記事は最後に東部海浜開発の埋め立て事業に関して反対意見を述べた県議会議員に対し「よそ者が十分に調査もしないでヒステリックに騒ぐことほど迷惑な話はありません」と発言して議会が空転したことがある議員の談話を引用して終わる。今回は「よそ者」が「ヒステリックに騒ぐ」と切り捨てるわけにはいかないから、戦前の大政翼賛会と一緒、などと述べているようだが、ちょっと待ってほしい(産経風に)。こういう行動が起こせないのが戦前の大政翼賛体制なんじゃないのか。こういう人のこの手の言動を見ると「沖縄」を利用しているのは果たしてどっちなのかわからなくなる。

大会前、主催者の県議会議長談話では「5万人が目標」だった。だから産経(と世界日報)が「4万強しか参加してない」と断定したがるのもわかる。主催者目標にすら届かなかったと主張(=県民から支持されてない)したいのだろう。是が非でも引き摺り下ろしたいのはわかるが、こうまで必死だと(タブー中のタブーである「主催者発表」に疑問符をつけるという禁じ手をおかしてまで)かえって逆効果以上の何者でもない。逆説的な話だが「数は問題ではない」という主張が、朝日をはじめとする左派メディアではなく、産経や世界日報つくる会」といった右派メディアからでている気がするのは私だけだろうか。

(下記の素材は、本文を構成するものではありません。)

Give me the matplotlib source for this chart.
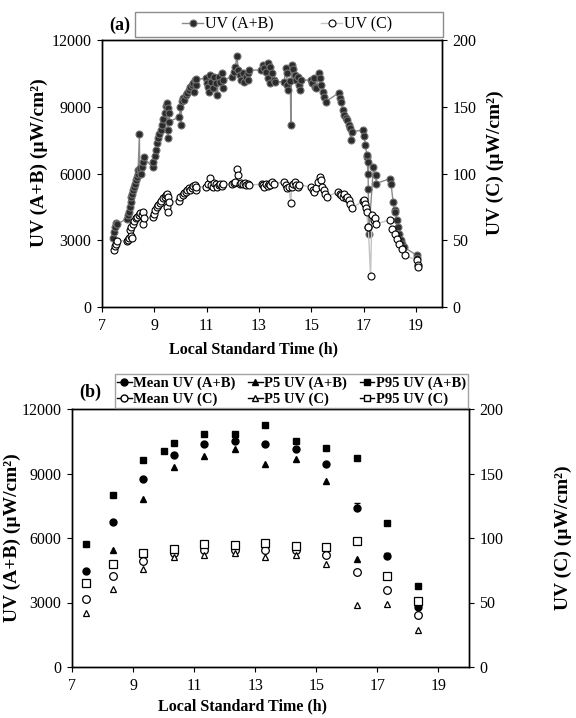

ともかく産経もこんな他紙が追わない瑣末なことを必死で追いかけていると(そしてそれを見て喜ぶのはネット右翼だけ)、そのうち購読者が好事家かネットウヨクしかいなくなるとは思わないのか。まああびるんみたいなネット右翼系記者もいるからなあ。まさに、ネットウヨクが書き、好事家が買い、2ちゃんねるネタを提供する、夕刊フジやらの援助で成り立つ新聞。それが産経。クオリティはまだまだ下がらんぜ!